I have witnessed Mobile Radio Audio accessory immunity testing using an acoustic coupling tube. The tube was sealed to the loudspeaker using Blu-tack and the microphone outside the chamber was sealed to the tube (garden hose pipe) again using Blu-tack. I can believe that background noise could be a problem. Could you use an audio spectrum analyzer to just look for the 1 kHz AM breakthrough while rejecting the noise?
Thanks for your response. Actually, what we have are an Ear Simulator (IEC 711) and an Audio Analyzer type 2250. With the Audio Analyzer we can record the signal as a .wav file and I can do post processing to see the frequency response (using pwelch in Octave). We have obtained well results so far.
This is a possible solution but I am not sure whether we leave the Ear Simulator outside the chamber (option 2) or inside the chamber (option 3). Option 1 is the use of the oscilloscope.
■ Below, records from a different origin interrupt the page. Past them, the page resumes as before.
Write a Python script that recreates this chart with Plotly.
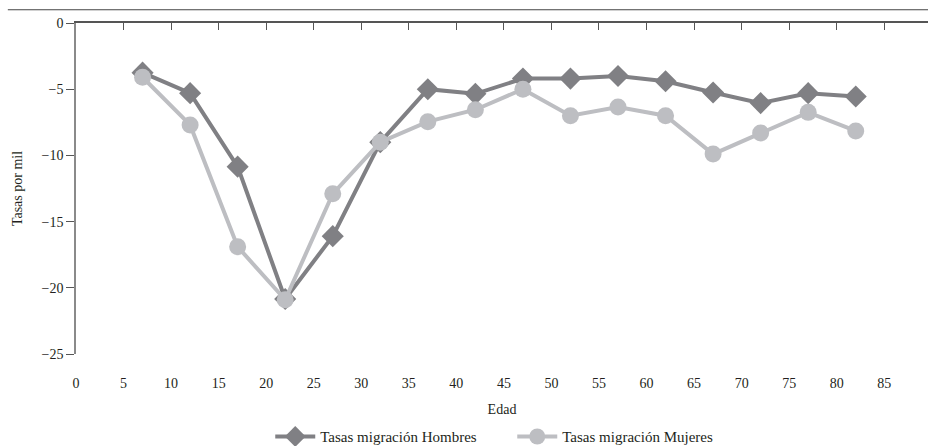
import plotly.graph_objects as go

edad = [7, 12, 17, 22, 27, 32, 37, 42, 47, 52, 57, 62, 67, 72, 77, 82]
hombres = [-3.75, -5.3, -10.85, -20.85, -16.1, -9.0, -5.0, -5.35, -4.2, -4.2, -4.0, -4.4, -5.25, -6.05, -5.3, -5.55]
mujeres = [-4.1, -7.7, -16.9, -20.9, -12.9, -9.0, -7.45, -6.55, -5.0, -7.0, -6.35, -7.0, -9.9, -8.3, -6.75, -8.15]
xticks = list(range(0, 90, 5))
yticks = [0, -5, -10, -15, -20, -25]

FONT = "Liberation Serif"
DARK = "#808084"
LIGHT = "#bdbec2"
TXT = "#231f20"

fig = go.Figure()
fig.add_trace(go.Scatter(x=edad, y=hombres, name="Tasas migración Hombres",
                         mode="lines+markers",
                         line=dict(color=DARK, width=4),
                         marker=dict(symbol="diamond", size=17, color=DARK)))
fig.add_trace(go.Scatter(x=edad, y=mujeres, name="Tasas migración Mujeres",
                         mode="lines+markers",
                         line=dict(color=LIGHT, width=4),
                         marker=dict(symbol="circle", size=17, color=LIGHT)))

xr = [0, 89.6]
fig.update_layout(
    width=928, height=446,
    margin=dict(l=76, r=0, t=23, b=92, autoexpand=False),
    plot_bgcolor="white", paper_bgcolor="white",
    font=dict(family=FONT, size=14, color=TXT),
    showlegend=True,
    legend=dict(orientation="h", x=0.228, xanchor="left", y=-0.25, yanchor="middle",
                font=dict(size=15, color=TXT), itemwidth=40, tracegroupgap=0,
                entrywidth=187, entrywidthmode="pixels"),
    xaxis=dict(range=xr, tickvals=xticks, ticktext=[str(t) for t in xticks],
               showline=False, showgrid=False, zeroline=False, ticks="",
               automargin=False, tickfont=dict(size=14, color=TXT),
               ticklabelstandoff=19, title=dict(text="Edad", standoff=14,
               font=dict(size=14, color=TXT))),
    xaxis2=dict(range=xr, tickvals=xticks, overlaying="x", side="top",
                showline=True, linecolor="#555555", linewidth=1.5,
                ticks="inside", ticklen=7, tickcolor="#555555", tickwidth=1,
                automargin=False,
                showticklabels=False, showgrid=False, zeroline=False),
    yaxis=dict(range=[-25, 0], tickvals=yticks, showline=True, linecolor="#8a8a8a",
               linewidth=1.5, ticks="outside", ticklen=8, tickcolor="#555555",
               showgrid=False, zeroline=False, automargin=False,
               tickfont=dict(size=14, color=TXT),
               title=dict(text="Tasas por mil", standoff=16, font=dict(size=14, color=TXT))),
)
# dummy invisible trace so the top axis is rendered
fig.add_trace(go.Scatter(x=[None], y=[None], xaxis="x2", showlegend=False, hoverinfo="skip"))
fig.add_shape(type="line", xref="paper", yref="paper", x0=-0.08, x1=1, y0=1.04, y1=1.04,
              line=dict(color="#444444", width=1))

fig.write_html("out.html", post_script="document.body.style.margin='0';",
               config={"displayModeBar": False})
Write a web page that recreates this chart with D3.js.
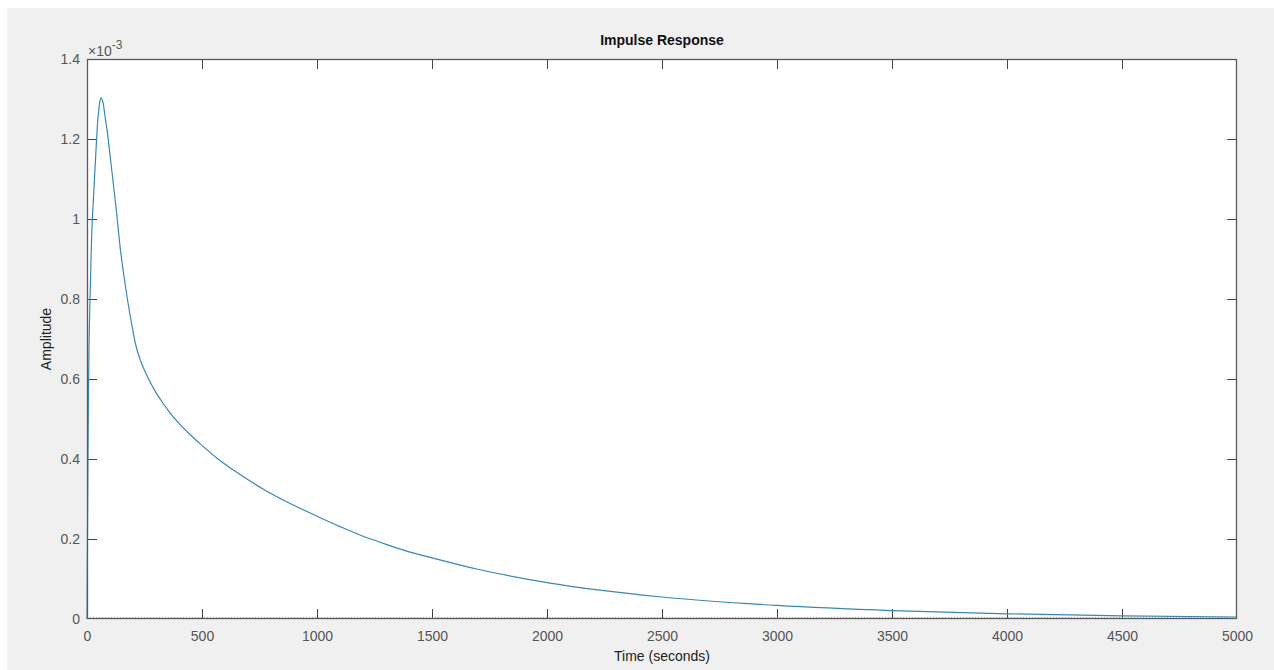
<!DOCTYPE html>
<html>
<head>
<meta charset="utf-8">
<script src="https://cdn.jsdelivr.net/npm/d3@7"></script>
<style>
  html, body { margin: 0; padding: 0; background: #ffffff; }
  svg { display: block; }
  text { font-family: "Liberation Sans", Arial, sans-serif; }
</style>
</head>
<body>
<svg id="chart" width="1274" height="670"></svg>
<script>
// Impulse response samples: time in seconds, amplitude in units of 1e-3
const timeSec = [0, 3, 6, 9, 14, 23, 27, 38, 46, 55, 61, 70, 80, 90, 100, 125, 146, 160, 177, 195, 210, 230, 250, 275, 300, 330, 360, 400, 450, 500, 564, 630, 709, 780, 853, 1000, 1100, 1200, 1274, 1400, 1500, 1694, 2000, 2500, 3000, 3500, 4000, 4500, 5000];
const amplitude = [0, 0.30, 0.55, 0.69, 0.82, 1.00, 1.04, 1.16, 1.24, 1.29, 1.303, 1.29, 1.25, 1.21, 1.16, 1.035, 0.92, 0.86, 0.795, 0.735, 0.69, 0.65, 0.622, 0.592, 0.566, 0.540, 0.516, 0.489, 0.460, 0.434, 0.4025, 0.375, 0.345, 0.320, 0.2975, 0.257, 0.231, 0.207, 0.192, 0.168, 0.153, 0.125, 0.091, 0.055, 0.034, 0.021, 0.013, 0.008, 0.005];

const xTicks = [0, 500, 1000, 1500, 2000, 2500, 3000, 3500, 4000, 4500, 5000];
const yTicks = [0, 0.2, 0.4, 0.6, 0.8, 1, 1.2, 1.4];

const titleText = "Impulse Response";
const xLabel = "Time (seconds)";
const yLabel = "Amplitude";

const svg = d3.select("#chart");
const W = 1274, H = 670;
const plot = { left: 87, top: 59, right: 1237, bottom: 619 };

// figure background
svg.append("rect").attr("x", 7).attr("y", 8).attr("width", W - 7).attr("height", H - 8).attr("fill", "#f0f0f0");
// axes background
svg.append("rect").attr("x", plot.left).attr("y", plot.top)
  .attr("width", plot.right - plot.left).attr("height", plot.bottom - plot.top).attr("fill", "#ffffff");

const x = d3.scaleLinear().domain([0, 5000]).range([plot.left, plot.right]);
const y = d3.scaleLinear().domain([0, 1.4]).range([plot.bottom, plot.top]);

const tickLen = 10;
const axisColor = "#5a5a5a";
const labelColor = "#555555";

// bottom axis with inward ticks
const xAxis = d3.axisBottom(x).tickValues(xTicks).tickSize(-tickLen).tickPadding(tickLen + 7).tickFormat(d3.format("d"));
const gx = svg.append("g").attr("transform", `translate(0,${plot.bottom})`).call(xAxis);
// top axis (ticks only)
const gxt = svg.append("g").attr("transform", `translate(0,${plot.top})`)
  .call(d3.axisTop(x).tickValues(xTicks).tickSize(-tickLen).tickFormat(""));
// left axis
const yAxis = d3.axisLeft(y).tickValues(yTicks).tickSize(-tickLen).tickPadding(tickLen + 7).tickFormat(d => d === 0 ? "0" : (d === 1 ? "1" : d3.format(".1f")(d)));
const gy = svg.append("g").attr("transform", `translate(${plot.left},0)`).call(yAxis);
// right axis (ticks only)
const gyr = svg.append("g").attr("transform", `translate(${plot.right},0)`)
  .call(d3.axisRight(y).tickValues(yTicks).tickSize(-tickLen).tickFormat(""));

[gx, gxt, gy, gyr].forEach(g => {
  g.select(".domain").remove();
  g.selectAll(".tick line").attr("stroke", "#444").attr("stroke-width", 1);
  g.selectAll(".tick text").attr("fill", labelColor).style("font-size", "14px");
});
// drop end ticks that coincide with the box edges
gx.selectAll(".tick line").filter(d => d === 0 || d === 5000).remove();
gxt.selectAll(".tick line").filter(d => d === 0 || d === 5000).remove();
gy.selectAll(".tick line").filter(d => d === 0 || d === 1.4).remove();
gyr.selectAll(".tick line").filter(d => d === 0 || d === 1.4).remove();
gx.selectAll(".tick text").attr("dy", "0.71em").attr("y", 12);
gy.selectAll(".tick text").attr("x", -7);

// dotted zero reference line
svg.append("line")
  .attr("x1", x(0)).attr("x2", x(5000)).attr("y1", y(0) - 1).attr("y2", y(0) - 1)
  .attr("stroke", "#555").attr("stroke-width", 1).attr("stroke-dasharray", "1,2");

// response curve
const pts = timeSec.map((t, i) => [t, amplitude[i]]);
const line = d3.line().x(d => x(d[0])).y(d => y(d[1])).curve(d3.curveMonotoneX);
svg.append("path").datum(pts)
  .attr("d", line).attr("fill", "none")
  .attr("stroke", "#3489ba").attr("stroke-width", 1.2);

// axes box
svg.append("rect").attr("x", plot.left + 0.5).attr("y", plot.top + 0.5)
  .attr("width", plot.right - plot.left - 1).attr("height", plot.bottom - plot.top - 1)
  .attr("fill", "none").attr("stroke", axisColor).attr("stroke-width", 1.3);

// exponent multiplier
const mult = svg.append("text").attr("x", plot.left + 1).attr("y", 56)
  .attr("fill", labelColor).style("font-size", "14px");
mult.append("tspan").text("\u00d710");
mult.append("tspan").attr("dy", -7).style("font-size", "12px").text("-3");

// title and axis labels
svg.append("text").attr("x", (plot.left + plot.right) / 2).attr("y", 45)
  .attr("text-anchor", "middle").attr("fill", "#111").style("font-size", "14px").style("font-weight", "bold")
  .text(titleText);
svg.append("text").attr("x", (plot.left + plot.right) / 2).attr("y", 661)
  .attr("text-anchor", "middle").attr("fill", "#222").style("font-size", "14px")
  .text(xLabel);
svg.append("text").attr("transform", `translate(51,${(plot.top + plot.bottom) / 2}) rotate(-90)`)
  .attr("text-anchor", "middle").attr("fill", "#222").style("font-size", "14px")
  .text(yLabel);
</script>
</body>
</html>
By the way, the distance from where the EUT will be placed and the boundaries of the chamber is of 5 meters.
I think option 2 is preferable (I have read in some of the standards that this is prescribed) but we have tried with an elastic tube from Fingerlakes (1/8th" I.D. x 3/16" OD x 1/32" Wall) but the attenuation was huge (around 25 dBS at 1kHz and more than 40 dBs for frequencies higher than 3kHz).
Do you know where I could find such tube with almost no attenuation or at least which would be its characteristics to try to find one?
Option 3 is what we are heading now based on the previous results but we would need to place the ear simulator inside the chamber. We would use a cable extender to connect the preamp (which is in the ear sim) and the Audio Analyzer.
Do you think we might pick up a lot of noise in this setup? This is something we can test there but it would be better to know in advance.
Our idea is to play a 1kHz sine wave with the earbuds and see if we get any spurious signal in the audio frequencies which can be perceived by the users.